▶ OBJECTIVE:
Every line from the top of the records through the line containing "line_gap = 22" should be retyped exactly; the pictures should not.

▶ PROVIDED ENTRIES:
—————
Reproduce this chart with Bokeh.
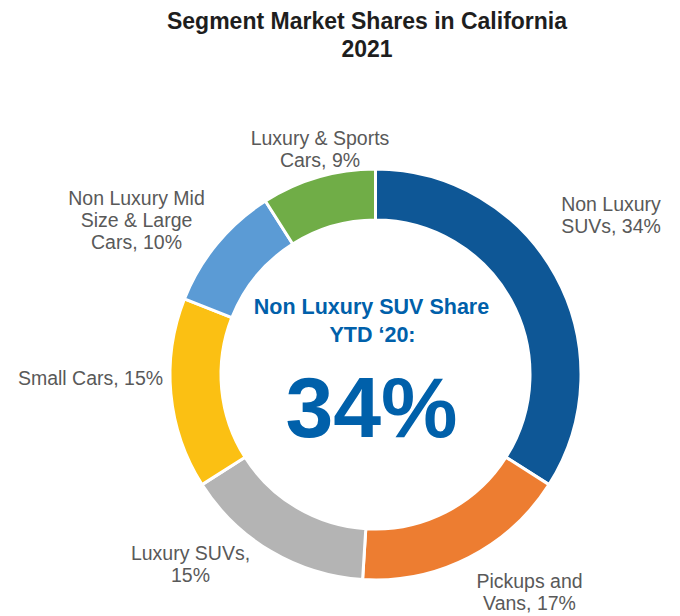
import math
from bokeh.plotting import figure
from bokeh.models import Range1d, ColumnDataSource
from bokeh.core.properties import value
from bokeh.embed import file_html
from bokeh.resources import INLINE

# ---- data ----
categories = ["Non Luxury SUVs", "Pickups and Vans", "Luxury SUVs", "Small Cars",
              "Non Luxury Mid Size & Large Cars", "Luxury & Sports Cars"]
shares = [34, 17, 15, 15, 10, 9]
colors = ["#0E5796", "#ED7D31", "#B4B4B4", "#FBC013", "#5B9BD5", "#70AD47"]
label_lines = [["Non Luxury", "SUVs, 34%"],
               ["Pickups and", "Vans, 17%"],
               ["Luxury SUVs,", "15%"],
               ["Small Cars, 15%"],
               ["Non Luxury Mid", "Size & Large", "Cars, 10%"],
               ["Luxury & Sports", "Cars, 9%"]]
title_lines = ["Segment Market Shares in California", "2021"]
center_lines = ["Non Luxury SUV Share", "YTD \u201820:"]
center_value = "34%"

# ---- layout (pixel-like data units) ----
W, H = 680, 616
cx, cy = 375, 242
r_out, r_in = 205.5, 154.5
lab_fs = 19.5
adj = 0.41  # baseline compensation (fraction of font size)
label_pos = [(610.5, 405), (529, 28), (190, 56), (90, 231), (136, 411), (319.5, 471)]
line_gap = 22

p = figure(width=W, height=H, output_backend="svg", toolbar_location=None,
           x_range=Range1d(0, W), y_range=Range1d(0, H), min_border=0)
p.axis.visible = False
p.grid.visible = False
p.outline_line_color = None
p.background_fill_color = "white"

total = sum(shares)
starts, ends = [], []
cum = 0
for v in shares:
    c0 = cum / total
    cum += v
    c1 = cum / total
    starts.append(math.pi / 2 - 2 * math.pi * c1)
    ends.append(math.pi / 2 - 2 * math.pi * c0)

src = ColumnDataSource(dict(x=[cx] * len(shares), y=[cy] * len(shares),
                            start=starts, end=ends, color=colors, cat=categories))
p.annular_wedge(x="x", y="y", inner_radius=r_in, outer_radius=r_out,
                start_angle="start", end_angle="end", direction="anticlock",
                fill_color="color", line_color="white", line_width=3, source=src)

# labels
lx, ly, lt = [], [], []
for (x0, y0), lines in zip(label_pos, label_lines):
    for i, t in enumerate(lines):
        lx.append(x0)
        ly.append(y0 - i * line_gap + adj * lab_fs)
        lt.append(t)
p.text(x=lx, y=ly, text=lt, text_align="center", text_baseline="alphabetic",
       text_font=value("Liberation Sans"), text_font_size=f"{lab_fs}px", text_color="#595959")

# title
t_fs = 23
p.text(x=[366.5, 366.5], y=[586 + adj * t_fs, 559 + adj * t_fs], text=title_lines,
       text_align="center", text_baseline="alphabetic", text_font=value("Liberation Sans"),
       text_font_size=f"{t_fs}px", text_font_style="bold", text_color="#1E1E1E")

# center text
c_fs = 21.5
p.text(x=[371, 372], y=[301 + adj * c_fs, 273 + adj * c_fs], text=center_lines,
       text_align="center", text_baseline="alphabetic", text_font=value("Liberation Sans"),
       text_font_size=f"{c_fs}px", text_font_style="bold", text_color="#0060AA")
v_fs = 86
p.text(x=[371], y=[174 + adj * v_fs], text=[center_value], text_align="center",
       text_baseline="alphabetic", text_font=value("Liberation Sans"),
       text_font_size=f"{v_fs}px", text_font_style="bold", text_color="#0060AA")

open("out.html", "w").write(file_html(p, INLINE))
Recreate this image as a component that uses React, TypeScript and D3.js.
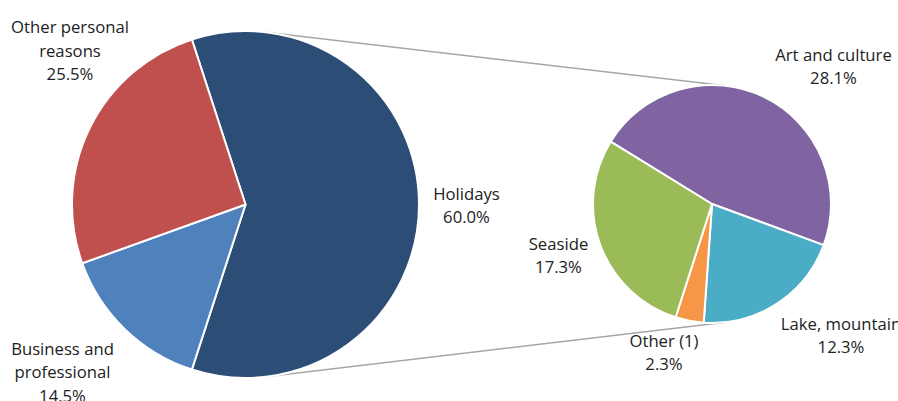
—————
▶ RESULT OF THE TASK:
Reproduce this chart with Bokeh.
import math
from bokeh.plotting import figure
from bokeh.models import Range1d, ColumnDataSource
from bokeh.core.properties import value
from bokeh.embed import file_html
from bokeh.resources import INLINE

# ---- data ----
categories = ["Non Luxury SUVs", "Pickups and Vans", "Luxury SUVs", "Small Cars",
              "Non Luxury Mid Size & Large Cars", "Luxury & Sports Cars"]
shares = [34, 17, 15, 15, 10, 9]
colors = ["#0E5796", "#ED7D31", "#B4B4B4", "#FBC013", "#5B9BD5", "#70AD47"]
label_lines = [["Non Luxury", "SUVs, 34%"],
               ["Pickups and", "Vans, 17%"],
               ["Luxury SUVs,", "15%"],
               ["Small Cars, 15%"],
               ["Non Luxury Mid", "Size & Large", "Cars, 10%"],
               ["Luxury & Sports", "Cars, 9%"]]
title_lines = ["Segment Market Shares in California", "2021"]
center_lines = ["Non Luxury SUV Share", "YTD \u201820:"]
center_value = "34%"

# ---- layout (pixel-like data units) ----
W, H = 680, 616
cx, cy = 375, 242
r_out, r_in = 205.5, 154.5
lab_fs = 19.5
adj = 0.41  # baseline compensation (fraction of font size)
label_pos = [(610.5, 405), (529, 28), (190, 56), (90, 231), (136, 411), (319.5, 471)]
line_gap = 22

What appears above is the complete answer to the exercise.